— WORK TO COMPLETE —
Copy exactly the lines from the line containing "Rebuild this chart as a Python" to the line containing "y_ticks = np.arange(13.5, 17.01, 0.5)", both lines included, and omit any pictures.

— RECORDS FOR THIS EXERCISE —
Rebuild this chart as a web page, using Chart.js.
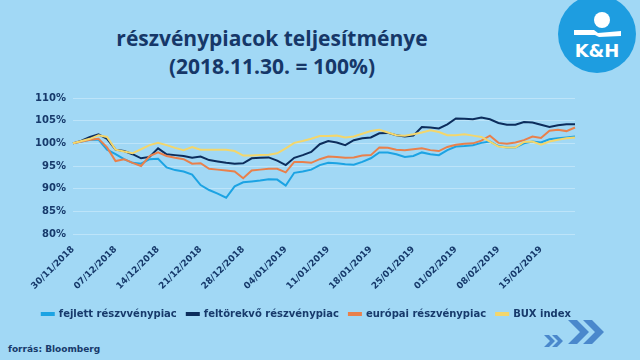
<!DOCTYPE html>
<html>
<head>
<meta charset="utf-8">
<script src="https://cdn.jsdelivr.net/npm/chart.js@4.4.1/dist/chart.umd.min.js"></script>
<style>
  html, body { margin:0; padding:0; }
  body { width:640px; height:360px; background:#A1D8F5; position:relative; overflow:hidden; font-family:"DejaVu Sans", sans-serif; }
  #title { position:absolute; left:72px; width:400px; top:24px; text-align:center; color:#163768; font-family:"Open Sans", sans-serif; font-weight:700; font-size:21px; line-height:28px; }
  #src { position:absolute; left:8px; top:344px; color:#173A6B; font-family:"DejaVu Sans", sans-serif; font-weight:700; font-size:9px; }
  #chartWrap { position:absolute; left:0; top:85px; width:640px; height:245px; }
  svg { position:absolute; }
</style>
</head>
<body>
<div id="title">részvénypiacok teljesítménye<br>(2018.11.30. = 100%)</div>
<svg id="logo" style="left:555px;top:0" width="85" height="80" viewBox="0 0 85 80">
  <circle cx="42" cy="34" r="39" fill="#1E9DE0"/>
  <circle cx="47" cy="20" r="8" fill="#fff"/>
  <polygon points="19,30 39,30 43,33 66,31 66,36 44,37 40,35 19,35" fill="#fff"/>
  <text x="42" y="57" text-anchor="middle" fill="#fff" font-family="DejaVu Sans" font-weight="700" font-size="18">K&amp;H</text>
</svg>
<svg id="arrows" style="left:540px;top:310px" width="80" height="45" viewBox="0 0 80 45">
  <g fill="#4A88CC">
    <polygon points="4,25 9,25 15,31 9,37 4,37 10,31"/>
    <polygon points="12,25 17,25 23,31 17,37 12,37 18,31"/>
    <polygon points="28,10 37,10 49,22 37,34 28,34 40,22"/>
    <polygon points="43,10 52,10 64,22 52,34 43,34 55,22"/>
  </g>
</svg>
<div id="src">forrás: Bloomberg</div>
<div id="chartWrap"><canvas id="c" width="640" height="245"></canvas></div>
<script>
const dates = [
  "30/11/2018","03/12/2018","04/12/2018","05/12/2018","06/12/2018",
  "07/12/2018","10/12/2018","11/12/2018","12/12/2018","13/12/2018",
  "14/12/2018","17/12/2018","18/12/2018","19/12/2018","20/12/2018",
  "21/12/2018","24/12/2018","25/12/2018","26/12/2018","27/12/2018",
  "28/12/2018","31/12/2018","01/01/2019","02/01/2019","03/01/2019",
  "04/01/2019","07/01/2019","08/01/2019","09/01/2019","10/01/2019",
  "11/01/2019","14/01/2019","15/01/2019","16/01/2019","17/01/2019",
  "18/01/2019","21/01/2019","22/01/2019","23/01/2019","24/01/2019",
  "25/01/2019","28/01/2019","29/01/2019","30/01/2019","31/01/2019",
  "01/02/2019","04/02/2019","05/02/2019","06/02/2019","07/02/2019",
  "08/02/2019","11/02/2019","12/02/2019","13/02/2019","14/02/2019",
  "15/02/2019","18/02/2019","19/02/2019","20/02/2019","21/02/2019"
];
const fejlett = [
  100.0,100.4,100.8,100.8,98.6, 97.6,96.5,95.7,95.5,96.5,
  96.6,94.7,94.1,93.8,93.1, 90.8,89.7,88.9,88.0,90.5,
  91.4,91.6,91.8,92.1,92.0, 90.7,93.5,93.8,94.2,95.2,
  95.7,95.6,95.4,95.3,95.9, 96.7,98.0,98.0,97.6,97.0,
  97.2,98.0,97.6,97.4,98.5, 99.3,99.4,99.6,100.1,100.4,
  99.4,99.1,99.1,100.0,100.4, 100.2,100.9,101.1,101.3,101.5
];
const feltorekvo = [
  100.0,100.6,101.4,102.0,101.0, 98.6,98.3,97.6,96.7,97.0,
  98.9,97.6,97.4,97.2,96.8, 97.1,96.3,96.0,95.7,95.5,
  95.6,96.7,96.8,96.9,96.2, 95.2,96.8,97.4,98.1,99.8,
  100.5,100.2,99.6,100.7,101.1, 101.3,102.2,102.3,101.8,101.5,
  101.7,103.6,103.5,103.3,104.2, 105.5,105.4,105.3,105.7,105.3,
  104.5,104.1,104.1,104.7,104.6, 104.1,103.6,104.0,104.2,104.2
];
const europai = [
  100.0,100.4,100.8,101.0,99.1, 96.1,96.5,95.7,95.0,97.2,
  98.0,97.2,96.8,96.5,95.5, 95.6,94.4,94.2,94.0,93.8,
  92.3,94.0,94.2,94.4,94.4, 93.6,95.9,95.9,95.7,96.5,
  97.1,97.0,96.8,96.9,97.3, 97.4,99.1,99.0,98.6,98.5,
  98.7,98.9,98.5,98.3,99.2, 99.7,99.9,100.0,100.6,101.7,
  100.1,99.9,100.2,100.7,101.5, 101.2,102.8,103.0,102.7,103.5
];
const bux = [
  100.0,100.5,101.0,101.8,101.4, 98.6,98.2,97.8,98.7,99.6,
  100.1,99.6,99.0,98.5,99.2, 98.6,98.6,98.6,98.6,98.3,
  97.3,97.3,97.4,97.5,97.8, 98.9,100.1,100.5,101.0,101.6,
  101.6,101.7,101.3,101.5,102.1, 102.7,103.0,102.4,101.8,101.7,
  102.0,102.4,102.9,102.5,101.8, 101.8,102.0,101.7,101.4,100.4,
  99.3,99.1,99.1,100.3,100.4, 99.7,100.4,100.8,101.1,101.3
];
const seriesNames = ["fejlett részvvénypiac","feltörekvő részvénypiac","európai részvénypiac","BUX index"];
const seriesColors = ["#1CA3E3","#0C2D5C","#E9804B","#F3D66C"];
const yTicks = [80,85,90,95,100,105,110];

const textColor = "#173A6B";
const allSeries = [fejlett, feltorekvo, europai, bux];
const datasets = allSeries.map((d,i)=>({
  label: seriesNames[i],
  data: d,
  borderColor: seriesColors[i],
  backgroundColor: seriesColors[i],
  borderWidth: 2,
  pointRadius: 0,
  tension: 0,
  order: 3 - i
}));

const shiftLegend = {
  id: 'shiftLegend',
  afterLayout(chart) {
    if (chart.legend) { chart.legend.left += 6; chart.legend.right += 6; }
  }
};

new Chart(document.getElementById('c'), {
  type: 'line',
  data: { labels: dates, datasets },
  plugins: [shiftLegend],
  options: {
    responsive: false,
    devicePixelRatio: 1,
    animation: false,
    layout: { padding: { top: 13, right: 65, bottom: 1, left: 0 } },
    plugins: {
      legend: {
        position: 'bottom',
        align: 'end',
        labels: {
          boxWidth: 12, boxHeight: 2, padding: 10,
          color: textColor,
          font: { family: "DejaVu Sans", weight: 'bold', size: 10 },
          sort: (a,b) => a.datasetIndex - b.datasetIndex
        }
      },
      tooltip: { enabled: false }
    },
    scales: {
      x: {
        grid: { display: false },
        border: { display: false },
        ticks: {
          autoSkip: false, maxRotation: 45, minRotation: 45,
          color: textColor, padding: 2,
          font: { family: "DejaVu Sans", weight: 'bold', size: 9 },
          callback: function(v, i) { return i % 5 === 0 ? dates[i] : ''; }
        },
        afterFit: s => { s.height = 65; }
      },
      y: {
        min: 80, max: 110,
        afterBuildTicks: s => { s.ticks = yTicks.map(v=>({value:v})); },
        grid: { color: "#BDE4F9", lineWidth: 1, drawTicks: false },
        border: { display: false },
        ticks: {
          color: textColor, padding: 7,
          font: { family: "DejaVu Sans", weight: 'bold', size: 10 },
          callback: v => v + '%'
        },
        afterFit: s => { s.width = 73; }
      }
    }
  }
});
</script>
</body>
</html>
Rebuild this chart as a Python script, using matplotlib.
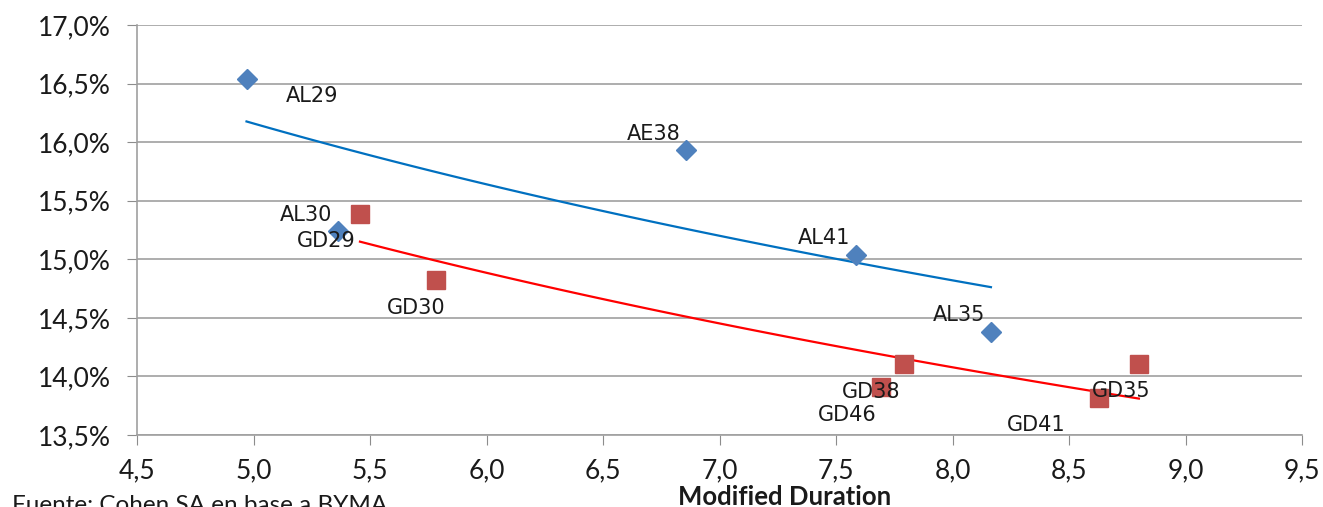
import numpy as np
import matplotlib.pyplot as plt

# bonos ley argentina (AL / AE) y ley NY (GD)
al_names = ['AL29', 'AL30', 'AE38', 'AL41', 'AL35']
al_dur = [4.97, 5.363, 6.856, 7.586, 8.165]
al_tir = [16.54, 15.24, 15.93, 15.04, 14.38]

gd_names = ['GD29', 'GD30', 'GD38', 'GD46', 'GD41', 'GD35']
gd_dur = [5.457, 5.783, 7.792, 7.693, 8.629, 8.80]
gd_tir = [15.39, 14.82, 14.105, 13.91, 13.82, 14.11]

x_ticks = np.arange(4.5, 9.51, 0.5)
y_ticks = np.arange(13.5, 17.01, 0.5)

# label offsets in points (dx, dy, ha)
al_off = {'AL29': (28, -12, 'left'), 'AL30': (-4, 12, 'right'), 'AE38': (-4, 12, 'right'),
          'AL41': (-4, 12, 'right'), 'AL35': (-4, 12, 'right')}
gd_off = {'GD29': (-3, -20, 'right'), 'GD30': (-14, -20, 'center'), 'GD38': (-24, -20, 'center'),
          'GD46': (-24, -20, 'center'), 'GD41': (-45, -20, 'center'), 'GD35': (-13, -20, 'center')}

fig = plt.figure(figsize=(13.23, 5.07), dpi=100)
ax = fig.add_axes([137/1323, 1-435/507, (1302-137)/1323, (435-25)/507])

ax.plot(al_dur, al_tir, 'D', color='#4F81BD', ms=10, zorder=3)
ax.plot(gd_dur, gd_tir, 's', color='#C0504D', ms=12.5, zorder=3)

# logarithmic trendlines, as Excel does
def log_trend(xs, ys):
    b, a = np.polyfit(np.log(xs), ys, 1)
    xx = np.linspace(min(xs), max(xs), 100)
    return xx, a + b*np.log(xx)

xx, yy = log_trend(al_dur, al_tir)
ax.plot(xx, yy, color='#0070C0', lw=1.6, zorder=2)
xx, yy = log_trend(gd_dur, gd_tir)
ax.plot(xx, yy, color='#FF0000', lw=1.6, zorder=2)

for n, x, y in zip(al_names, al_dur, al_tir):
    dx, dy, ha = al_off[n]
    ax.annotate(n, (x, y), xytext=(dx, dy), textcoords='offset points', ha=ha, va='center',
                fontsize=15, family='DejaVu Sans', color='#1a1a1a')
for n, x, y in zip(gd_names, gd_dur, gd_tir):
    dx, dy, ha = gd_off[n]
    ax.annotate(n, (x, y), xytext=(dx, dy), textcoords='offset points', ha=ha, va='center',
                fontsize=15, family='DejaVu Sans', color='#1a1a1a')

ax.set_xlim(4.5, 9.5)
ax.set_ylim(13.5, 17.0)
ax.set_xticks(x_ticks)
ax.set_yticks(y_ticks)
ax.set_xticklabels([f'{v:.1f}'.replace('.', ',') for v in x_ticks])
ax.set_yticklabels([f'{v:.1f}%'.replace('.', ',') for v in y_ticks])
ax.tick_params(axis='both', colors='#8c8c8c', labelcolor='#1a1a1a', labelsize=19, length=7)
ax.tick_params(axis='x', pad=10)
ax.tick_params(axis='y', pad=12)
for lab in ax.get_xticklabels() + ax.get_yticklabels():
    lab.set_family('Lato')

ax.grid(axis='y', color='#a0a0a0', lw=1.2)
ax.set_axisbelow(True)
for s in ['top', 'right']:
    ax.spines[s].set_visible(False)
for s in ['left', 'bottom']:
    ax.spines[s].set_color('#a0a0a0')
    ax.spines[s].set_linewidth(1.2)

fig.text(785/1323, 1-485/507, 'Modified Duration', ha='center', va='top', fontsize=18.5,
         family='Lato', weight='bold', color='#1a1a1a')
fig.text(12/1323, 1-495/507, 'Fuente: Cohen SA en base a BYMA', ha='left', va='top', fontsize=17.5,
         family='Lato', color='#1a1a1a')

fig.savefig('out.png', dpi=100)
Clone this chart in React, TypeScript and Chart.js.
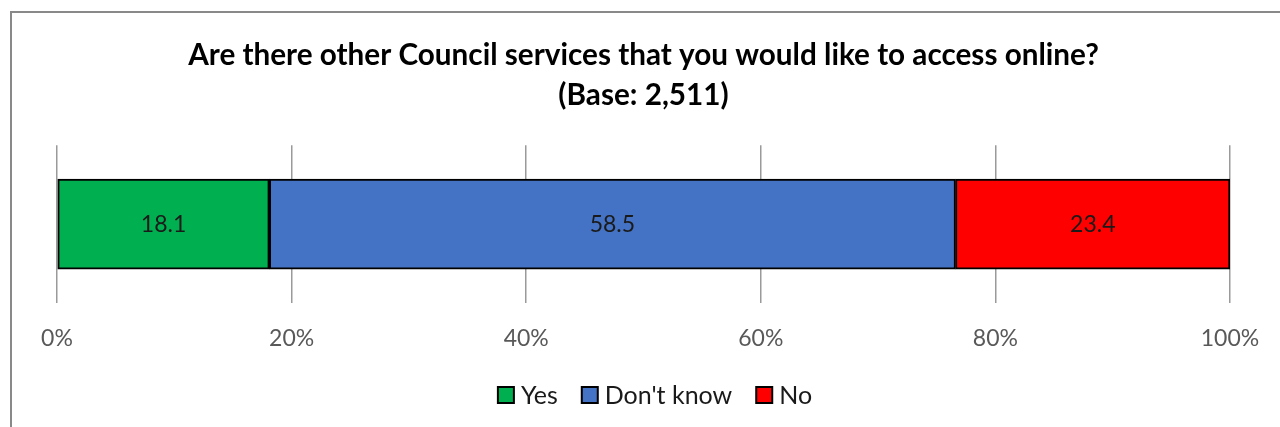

— COMPLETE RESPONSE —
Rebuild this chart as a Python script, using matplotlib.
import numpy as np
import matplotlib.pyplot as plt

# bonos ley argentina (AL / AE) y ley NY (GD)
al_names = ['AL29', 'AL30', 'AE38', 'AL41', 'AL35']
al_dur = [4.97, 5.363, 6.856, 7.586, 8.165]
al_tir = [16.54, 15.24, 15.93, 15.04, 14.38]

gd_names = ['GD29', 'GD30', 'GD38', 'GD46', 'GD41', 'GD35']
gd_dur = [5.457, 5.783, 7.792, 7.693, 8.629, 8.80]
gd_tir = [15.39, 14.82, 14.105, 13.91, 13.82, 14.11]

x_ticks = np.arange(4.5, 9.51, 0.5)
y_ticks = np.arange(13.5, 17.01, 0.5)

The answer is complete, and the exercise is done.